The Woodbridge Board of Finance is finalizing a budget for the next fiscal year with an expected spending increase in the range of 2.8%. Even before this substantial increase, Woodbridge municipal property taxes were, per capita, the highest in New Haven County and ninth highest of the 169 towns in the state. The reason our taxes are so high is simple: Woodbridge has the tenth highest per capita municipal spending in the state. One hundred and fifty nine Connecticut towns–Fairfield, Monroe, Roxbury, Avon, Litchfield, Guilford, Orange, and Madison among them–manage to educate their children, pay their town employees, maintain their roads, provide for public safety, and perform all of the functions of local government at a lower cost than Woodbridge (data from Town Profiles on cerc.com).
I have several suggestions for how to begin to bring these expenses under control. First, let’s look at the largest non-educational budget line: $4M for Employee Fringe Benefits. We have a rare opportunity to tackle these numbers now, as the Town re-negotiates its union contracts. The Town is expecting an unusually large number of retirements in the next few months, before a new labor contract is ratified. Thus, this is the perfect time for a comprehensive human resources audit of all town departments. New technologies and evolving town needs will have changed our personnel needs. Let’s take a thorough look at all job descriptions and division of duties before hiring to replace retirees – I am certain that reorganization and reassignment can result in significant efficiencies.
Second, let’s look at the next largest budget line item: $3M for the Police Department. Two years ago, the Police Commission ordered a study of Police department staffing by the South Central Criminal Justice Administration (SCCJA) after the staffing level of 26 sworn officers was questioned by the Board of Selectmen (Police Commission minutes, April 2, 2014). Apparently, that study was never completed. The Police Commission is in the process of hiring a new Police Chief. It is also advertising to hire new recruits to replace retiring officers. I would suggest that we freeze hiring of new officers for at least six months and ask the new chief to get the results of the SCCJA study and do his or her own thorough needs assessment. Over the last decade both traffic and crime have decreased in Woodbridge – perhaps our Police Department could function just as well without replacing every retiree.

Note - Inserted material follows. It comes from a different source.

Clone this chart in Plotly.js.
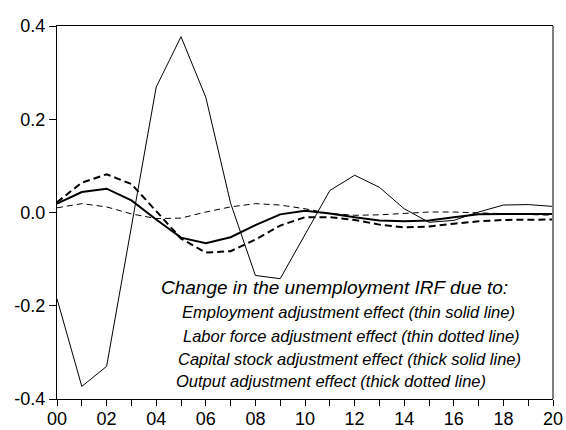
<!DOCTYPE html>
<html>
<head>
<meta charset="utf-8">
<script src="https://cdn.plot.ly/plotly-3.0.1.min.js"></script>
<style>
  html, body { margin: 0; padding: 0; background: #fff; }
  #irfDiv { width: 566px; height: 430px; }
</style>
</head>
<body>
<div id="irfDiv"></div>
<script>
  // horizon (years after shock) and tick labels
  var years = [0, 1, 2, 3, 4, 5, 6, 7, 8, 9, 10, 11, 12, 13, 14, 15, 16, 17, 18, 19, 20];
  var tickYears = [0, 2, 4, 6, 8, 10, 12, 14, 16, 18, 20];
  var tickLabels = ['00', '02', '04', '06', '08', '10', '12', '14', '16', '18', '20'];

  // change in the unemployment IRF
  var employmentEffect = [-0.185, -0.373, -0.330, -0.030, 0.269, 0.377, 0.247, 0.020, -0.135, -0.142,
                          -0.048, 0.047, 0.080, 0.054, 0.008, -0.021, -0.017, 0.001, 0.016, 0.017, 0.013];
  var laborForceEffect = [0.010, 0.019, 0.012, -0.003, -0.013, -0.012, 0.001, 0.012, 0.019, 0.016,
                          0.008, -0.002, -0.006, -0.005, -0.002, 0.001, 0.001, -0.001, -0.003, -0.005, -0.006];
  var capitalEffect = [0.019, 0.044, 0.051, 0.026, -0.015, -0.054, -0.066, -0.053, -0.027, -0.004,
                       0.004, -0.002, -0.010, -0.017, -0.019, -0.017, -0.010, -0.004, -0.003, -0.003, -0.003];
  var outputEffect = [0.022, 0.064, 0.082, 0.061, 0.003, -0.056, -0.086, -0.083, -0.058, -0.028,
                      -0.010, -0.010, -0.016, -0.026, -0.032, -0.030, -0.024, -0.019, -0.016, -0.015, -0.015];

  var noteTitle = 'Change in the unemployment IRF due to:';
  var noteLines = [
    'Employment adjustment effect (thin solid line)',
    'Labor force adjustment effect (thin dotted line)',
    'Capital stock adjustment effect (thick solid line)',
    'Output adjustment effect (thick dotted line)'
  ];

  var trace1 = {
    x: years, y: employmentEffect,
    mode: 'lines', type: 'scatter', name: 'Employment',
    line: {color: 'black', width: 1}
  };
  var trace2 = {
    x: years, y: laborForceEffect,
    mode: 'lines', type: 'scatter', name: 'Labor force',
    line: {color: 'black', width: 1, dash: '6px,4px'}
  };
  var trace3 = {
    x: years, y: capitalEffect,
    mode: 'lines', type: 'scatter', name: 'Capital stock',
    line: {color: 'black', width: 2}
  };
  var trace4 = {
    x: years, y: outputEffect,
    mode: 'lines', type: 'scatter', name: 'Output',
    line: {color: 'black', width: 2, dash: '7px,4px'}
  };

  var irfData = [trace1, trace2, trace3, trace4];

  var noteX = [0.2057, 0.247, 0.249, 0.239, 0.235];
  var noteY = [0.300, 0.234, 0.168, 0.107, 0.047];
  var annotations = [{
    xref: 'paper', yref: 'paper', x: noteX[0], y: noteY[0],
    xanchor: 'left', yanchor: 'middle', showarrow: false,
    text: '<i>' + noteTitle + '</i>',
    font: {family: 'Liberation Sans, Arial, sans-serif', size: 19, color: 'black'}
  }];
  for (var i = 0; i < noteLines.length; i++) {
    annotations.push({
      xref: 'paper', yref: 'paper', x: noteX[i + 1], y: noteY[i + 1],
      xanchor: 'left', yanchor: 'middle', showarrow: false,
      text: '<i>' + noteLines[i] + '</i>',
      font: {family: 'Liberation Sans, Arial, sans-serif', size: 16.5, color: 'black'}
    });
  }

  var irfLayout = {
    width: 566,
    height: 430,
    margin: {l: 57, r: 13, t: 26, b: 31},
    paper_bgcolor: 'white',
    plot_bgcolor: 'white',
    showlegend: false,
    font: {family: 'Liberation Sans, Arial, sans-serif', color: 'black'},
    xaxis: {
      range: [0, 20],
      tickmode: 'array',
      tickvals: tickYears,
      ticktext: tickLabels,
      ticks: 'outside',
      ticklen: 6,
      tickcolor: 'black',
      tickfont: {size: 18},
      ticklabelstandoff: -3,
      minor: {dtick: 1, tick0: 0, ticks: 'outside', ticklen: 6, tickcolor: 'black', showgrid: false},
      showgrid: false,
      zeroline: false,
      showline: true,
      mirror: true,
      linecolor: 'black',
      linewidth: 1
    },
    yaxis: {
      range: [-0.4, 0.4],
      tickmode: 'array',
      tickvals: [-0.4, -0.2, 0, 0.2, 0.4],
      ticktext: ['-0.4', '-0.2', '0.0', '0.2', '0.4'],
      ticks: 'outside',
      ticklen: 7,
      tickcolor: 'black',
      tickfont: {size: 18},
      showgrid: false,
      zeroline: false,
      showline: true,
      linecolor: 'black',
      linewidth: 1
    },
    shapes: [{
      type: 'line', xref: 'paper', yref: 'paper',
      x0: 1, x1: 1, y0: 0, y1: 1,
      line: {color: '#808080', width: 2}
    }],
    annotations: annotations
  };

  Plotly.newPlot('irfDiv', irfData, irfLayout, {displayModeBar: false, staticPlot: true});
</script>
</body>
</html>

Finally, I urge Town leaders to rethink the plan for the Town Center. The current plan is to create a community and fitness center in the Old Firehouse (a $1.3M project for which the Town has been awarded a $500k state grant) and thoroughly refurbish the Police Department (a $5.6M project toward which we have received another $500k state grant). There is also discussion of renovating the Senior Center. I would suggest that the Town reduce the scope of the Police project for the time being to the $500k grant amount, sparing the Town $5M in near-term borrowing. Further, creative residents are suggesting that the Senior Center, Recreation Department, and Fitness Center move together to the CCW Clubhouse. The Town could then apply the $500k Old Firehouse grant to the CCW clubhouse and allow the Fire Department to use the Old Firehouse for needed storage space. Together, these steps could save substantial money on capital projects, solve the dilemma of what to do with the CCW clubhouse building, and create a new Town asset – a community gathering space for all town residents.